--- Supplied records ---

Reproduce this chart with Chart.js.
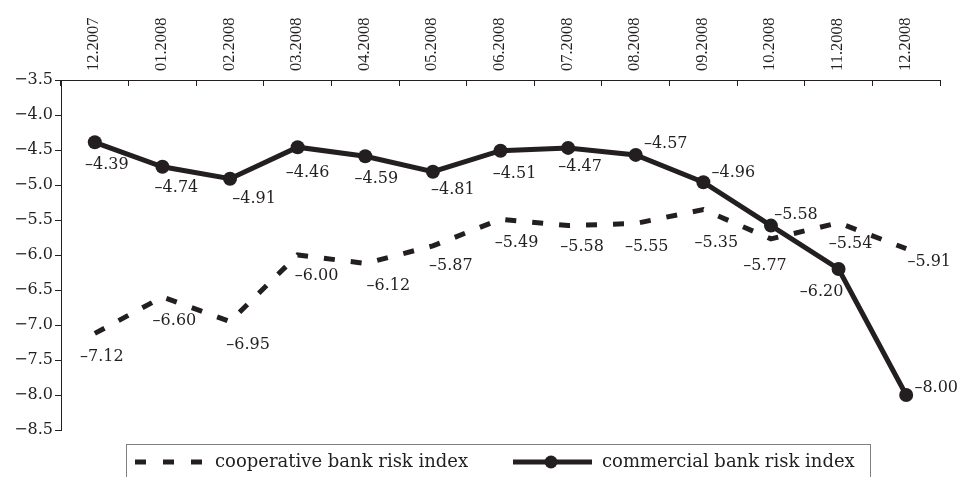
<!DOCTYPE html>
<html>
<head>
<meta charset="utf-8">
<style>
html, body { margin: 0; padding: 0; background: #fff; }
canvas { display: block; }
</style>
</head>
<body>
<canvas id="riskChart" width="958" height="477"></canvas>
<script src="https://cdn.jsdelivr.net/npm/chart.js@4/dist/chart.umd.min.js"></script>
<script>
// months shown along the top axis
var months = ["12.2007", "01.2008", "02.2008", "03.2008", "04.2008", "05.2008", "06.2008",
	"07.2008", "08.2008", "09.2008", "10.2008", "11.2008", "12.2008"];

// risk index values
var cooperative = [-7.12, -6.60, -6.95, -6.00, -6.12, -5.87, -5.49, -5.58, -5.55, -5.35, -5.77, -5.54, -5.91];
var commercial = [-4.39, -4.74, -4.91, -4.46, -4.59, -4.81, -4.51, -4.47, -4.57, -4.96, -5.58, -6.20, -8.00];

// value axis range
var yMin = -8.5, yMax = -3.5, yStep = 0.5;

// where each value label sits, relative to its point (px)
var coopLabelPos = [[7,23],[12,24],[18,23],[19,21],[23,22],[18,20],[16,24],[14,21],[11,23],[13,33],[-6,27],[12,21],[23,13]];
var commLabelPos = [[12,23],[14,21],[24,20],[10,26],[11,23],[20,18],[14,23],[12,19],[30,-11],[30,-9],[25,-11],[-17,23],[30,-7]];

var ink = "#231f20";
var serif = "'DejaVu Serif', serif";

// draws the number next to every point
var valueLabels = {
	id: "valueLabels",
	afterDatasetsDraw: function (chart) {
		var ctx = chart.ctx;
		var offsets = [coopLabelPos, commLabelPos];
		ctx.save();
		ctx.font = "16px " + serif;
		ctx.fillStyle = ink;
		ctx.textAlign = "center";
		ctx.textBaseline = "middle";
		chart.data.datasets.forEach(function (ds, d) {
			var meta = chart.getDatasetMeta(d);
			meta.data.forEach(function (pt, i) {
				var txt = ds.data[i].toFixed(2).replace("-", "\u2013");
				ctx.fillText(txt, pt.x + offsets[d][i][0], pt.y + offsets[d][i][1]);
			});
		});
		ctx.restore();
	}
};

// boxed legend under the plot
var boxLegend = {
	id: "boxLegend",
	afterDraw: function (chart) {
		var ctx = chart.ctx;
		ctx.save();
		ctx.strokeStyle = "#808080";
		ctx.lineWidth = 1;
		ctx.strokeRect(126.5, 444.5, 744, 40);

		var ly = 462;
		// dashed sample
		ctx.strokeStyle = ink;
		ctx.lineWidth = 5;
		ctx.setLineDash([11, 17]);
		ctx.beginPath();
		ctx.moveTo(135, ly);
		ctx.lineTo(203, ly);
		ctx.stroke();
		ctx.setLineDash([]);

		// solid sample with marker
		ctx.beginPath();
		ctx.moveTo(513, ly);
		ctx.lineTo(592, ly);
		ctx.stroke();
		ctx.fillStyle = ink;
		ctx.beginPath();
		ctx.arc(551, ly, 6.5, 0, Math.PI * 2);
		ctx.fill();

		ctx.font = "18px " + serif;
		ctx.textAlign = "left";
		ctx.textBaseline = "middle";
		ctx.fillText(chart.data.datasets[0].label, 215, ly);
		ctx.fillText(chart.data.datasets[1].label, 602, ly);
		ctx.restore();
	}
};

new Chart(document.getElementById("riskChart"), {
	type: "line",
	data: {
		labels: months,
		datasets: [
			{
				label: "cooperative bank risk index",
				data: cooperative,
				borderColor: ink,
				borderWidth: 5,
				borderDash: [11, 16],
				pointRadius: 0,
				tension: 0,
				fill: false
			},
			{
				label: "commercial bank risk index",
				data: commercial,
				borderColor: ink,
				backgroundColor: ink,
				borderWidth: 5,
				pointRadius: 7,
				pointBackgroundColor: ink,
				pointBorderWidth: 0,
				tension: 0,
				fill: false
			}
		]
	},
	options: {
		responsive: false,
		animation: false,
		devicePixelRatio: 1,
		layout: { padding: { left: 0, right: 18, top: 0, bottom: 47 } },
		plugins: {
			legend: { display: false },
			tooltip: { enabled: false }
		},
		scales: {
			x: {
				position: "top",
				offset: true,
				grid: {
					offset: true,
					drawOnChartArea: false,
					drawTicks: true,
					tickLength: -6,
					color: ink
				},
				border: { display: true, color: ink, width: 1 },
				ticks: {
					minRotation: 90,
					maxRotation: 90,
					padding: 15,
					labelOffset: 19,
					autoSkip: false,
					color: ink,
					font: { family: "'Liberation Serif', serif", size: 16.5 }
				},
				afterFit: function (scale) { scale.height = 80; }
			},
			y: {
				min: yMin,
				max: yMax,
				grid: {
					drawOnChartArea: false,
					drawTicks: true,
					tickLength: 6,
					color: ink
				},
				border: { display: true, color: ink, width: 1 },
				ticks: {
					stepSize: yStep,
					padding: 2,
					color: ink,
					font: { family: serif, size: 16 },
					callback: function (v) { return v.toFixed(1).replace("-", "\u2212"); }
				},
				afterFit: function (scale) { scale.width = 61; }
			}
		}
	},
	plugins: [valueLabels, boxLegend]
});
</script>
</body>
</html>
* * *
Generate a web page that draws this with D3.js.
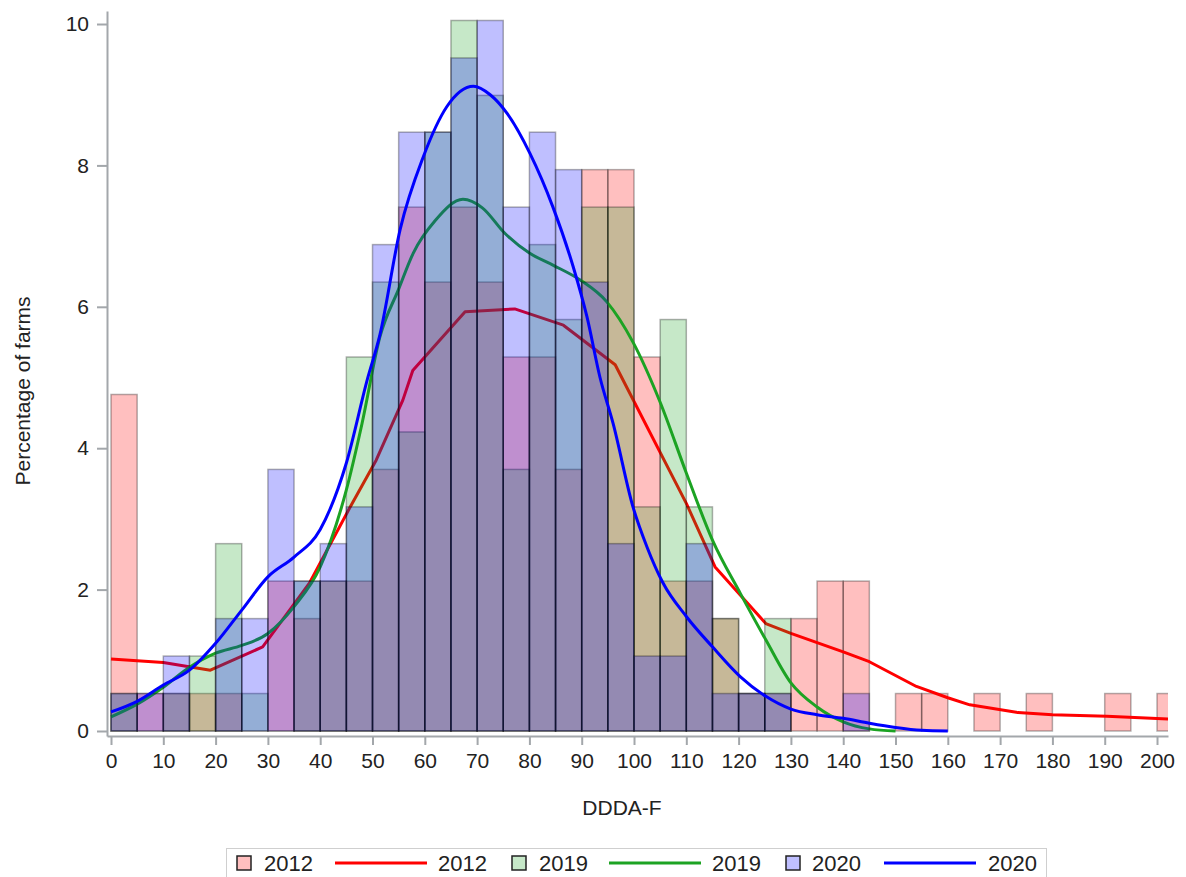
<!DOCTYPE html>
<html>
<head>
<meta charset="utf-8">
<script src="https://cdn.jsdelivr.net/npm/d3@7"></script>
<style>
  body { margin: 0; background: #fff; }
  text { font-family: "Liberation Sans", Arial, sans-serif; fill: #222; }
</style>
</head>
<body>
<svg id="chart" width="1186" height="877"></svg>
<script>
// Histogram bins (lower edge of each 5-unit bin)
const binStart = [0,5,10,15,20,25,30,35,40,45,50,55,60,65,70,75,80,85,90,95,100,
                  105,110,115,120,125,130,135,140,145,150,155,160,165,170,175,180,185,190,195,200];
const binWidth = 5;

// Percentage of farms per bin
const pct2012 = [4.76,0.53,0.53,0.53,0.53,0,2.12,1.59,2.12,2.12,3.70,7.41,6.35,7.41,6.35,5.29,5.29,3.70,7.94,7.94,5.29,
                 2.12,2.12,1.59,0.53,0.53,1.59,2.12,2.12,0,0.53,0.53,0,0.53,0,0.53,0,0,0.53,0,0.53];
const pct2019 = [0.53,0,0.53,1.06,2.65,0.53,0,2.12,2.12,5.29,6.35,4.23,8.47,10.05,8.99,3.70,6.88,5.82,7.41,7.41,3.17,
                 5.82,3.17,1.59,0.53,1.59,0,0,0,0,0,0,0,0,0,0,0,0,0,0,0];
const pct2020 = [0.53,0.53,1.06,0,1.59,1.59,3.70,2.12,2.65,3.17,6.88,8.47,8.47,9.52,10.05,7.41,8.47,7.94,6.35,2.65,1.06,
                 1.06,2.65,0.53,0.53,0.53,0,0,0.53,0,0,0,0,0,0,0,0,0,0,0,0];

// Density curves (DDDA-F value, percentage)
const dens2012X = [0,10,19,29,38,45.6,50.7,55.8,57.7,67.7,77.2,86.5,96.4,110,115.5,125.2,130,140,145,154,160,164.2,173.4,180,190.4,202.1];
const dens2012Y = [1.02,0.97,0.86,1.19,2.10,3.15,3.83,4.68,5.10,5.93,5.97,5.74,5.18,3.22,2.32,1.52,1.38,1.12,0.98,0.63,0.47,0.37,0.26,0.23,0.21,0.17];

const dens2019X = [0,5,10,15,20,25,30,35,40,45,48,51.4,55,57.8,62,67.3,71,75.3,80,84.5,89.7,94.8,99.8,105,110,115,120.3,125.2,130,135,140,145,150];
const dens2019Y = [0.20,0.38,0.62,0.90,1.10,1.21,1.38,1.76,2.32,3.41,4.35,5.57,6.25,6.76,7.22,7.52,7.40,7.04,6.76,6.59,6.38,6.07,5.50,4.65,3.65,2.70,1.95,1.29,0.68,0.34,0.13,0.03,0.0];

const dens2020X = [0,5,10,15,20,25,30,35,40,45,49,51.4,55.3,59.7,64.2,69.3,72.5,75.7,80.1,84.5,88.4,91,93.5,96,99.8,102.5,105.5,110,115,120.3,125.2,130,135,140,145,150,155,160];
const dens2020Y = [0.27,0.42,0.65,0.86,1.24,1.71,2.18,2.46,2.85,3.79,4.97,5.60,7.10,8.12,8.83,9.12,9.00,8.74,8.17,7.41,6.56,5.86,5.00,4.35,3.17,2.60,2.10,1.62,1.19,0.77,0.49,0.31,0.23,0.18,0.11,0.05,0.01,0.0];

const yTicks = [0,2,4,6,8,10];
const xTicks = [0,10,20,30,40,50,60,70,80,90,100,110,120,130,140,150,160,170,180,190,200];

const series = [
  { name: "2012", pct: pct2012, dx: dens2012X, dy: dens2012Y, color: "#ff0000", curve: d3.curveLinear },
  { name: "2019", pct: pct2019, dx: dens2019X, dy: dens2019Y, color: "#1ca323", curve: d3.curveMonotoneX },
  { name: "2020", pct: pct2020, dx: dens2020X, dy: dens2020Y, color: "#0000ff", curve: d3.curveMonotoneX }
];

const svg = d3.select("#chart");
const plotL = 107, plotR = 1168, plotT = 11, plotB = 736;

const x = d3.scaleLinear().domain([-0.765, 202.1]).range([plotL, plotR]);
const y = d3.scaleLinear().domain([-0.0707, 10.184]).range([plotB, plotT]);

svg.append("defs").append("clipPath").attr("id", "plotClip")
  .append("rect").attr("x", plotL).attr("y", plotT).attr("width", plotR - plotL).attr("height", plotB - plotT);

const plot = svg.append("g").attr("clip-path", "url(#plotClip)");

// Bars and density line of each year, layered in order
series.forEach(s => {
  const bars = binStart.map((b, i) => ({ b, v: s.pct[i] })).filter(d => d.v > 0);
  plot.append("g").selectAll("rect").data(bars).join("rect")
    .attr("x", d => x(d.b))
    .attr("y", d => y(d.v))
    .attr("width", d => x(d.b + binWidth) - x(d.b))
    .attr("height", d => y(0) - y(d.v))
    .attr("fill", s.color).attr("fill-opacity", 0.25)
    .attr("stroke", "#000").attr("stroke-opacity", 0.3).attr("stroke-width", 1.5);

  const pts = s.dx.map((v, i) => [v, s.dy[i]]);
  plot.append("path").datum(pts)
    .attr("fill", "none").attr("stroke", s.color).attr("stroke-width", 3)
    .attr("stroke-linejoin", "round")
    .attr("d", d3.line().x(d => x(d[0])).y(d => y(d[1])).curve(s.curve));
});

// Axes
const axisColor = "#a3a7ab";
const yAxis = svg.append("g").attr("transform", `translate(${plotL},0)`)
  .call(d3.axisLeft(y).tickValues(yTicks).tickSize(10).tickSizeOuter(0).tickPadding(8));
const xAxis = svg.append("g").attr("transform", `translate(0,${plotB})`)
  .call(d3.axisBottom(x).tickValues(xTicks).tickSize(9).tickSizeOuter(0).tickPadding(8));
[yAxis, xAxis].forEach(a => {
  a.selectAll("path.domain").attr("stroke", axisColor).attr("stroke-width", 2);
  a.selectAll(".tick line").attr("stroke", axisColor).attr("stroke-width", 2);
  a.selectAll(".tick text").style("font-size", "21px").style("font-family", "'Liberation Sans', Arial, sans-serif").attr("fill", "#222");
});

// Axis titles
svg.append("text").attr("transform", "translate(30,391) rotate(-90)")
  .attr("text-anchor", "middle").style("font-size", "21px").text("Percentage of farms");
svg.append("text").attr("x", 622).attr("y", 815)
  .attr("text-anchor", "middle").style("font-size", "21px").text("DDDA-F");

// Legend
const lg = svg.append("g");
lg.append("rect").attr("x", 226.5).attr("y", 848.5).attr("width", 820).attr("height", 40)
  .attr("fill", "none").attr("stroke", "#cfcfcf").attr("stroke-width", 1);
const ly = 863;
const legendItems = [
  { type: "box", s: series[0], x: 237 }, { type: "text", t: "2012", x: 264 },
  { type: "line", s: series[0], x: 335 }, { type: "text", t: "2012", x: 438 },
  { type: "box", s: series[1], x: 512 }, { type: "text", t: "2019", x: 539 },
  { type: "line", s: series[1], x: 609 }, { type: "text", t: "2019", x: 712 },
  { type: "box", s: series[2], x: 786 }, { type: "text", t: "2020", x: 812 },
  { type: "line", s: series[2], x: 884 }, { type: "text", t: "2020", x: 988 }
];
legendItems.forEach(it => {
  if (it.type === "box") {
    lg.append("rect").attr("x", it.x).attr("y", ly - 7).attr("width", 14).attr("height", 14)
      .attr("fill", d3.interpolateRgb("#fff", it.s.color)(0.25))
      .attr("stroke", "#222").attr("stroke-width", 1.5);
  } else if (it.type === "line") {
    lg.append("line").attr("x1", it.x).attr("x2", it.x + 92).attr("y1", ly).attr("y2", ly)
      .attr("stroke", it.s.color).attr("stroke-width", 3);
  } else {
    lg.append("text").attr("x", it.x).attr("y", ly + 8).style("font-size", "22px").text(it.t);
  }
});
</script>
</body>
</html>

--- Problem to work on ---
In how many lines of the data does the string "with" appear? Give only the number.

--- Reply ---
3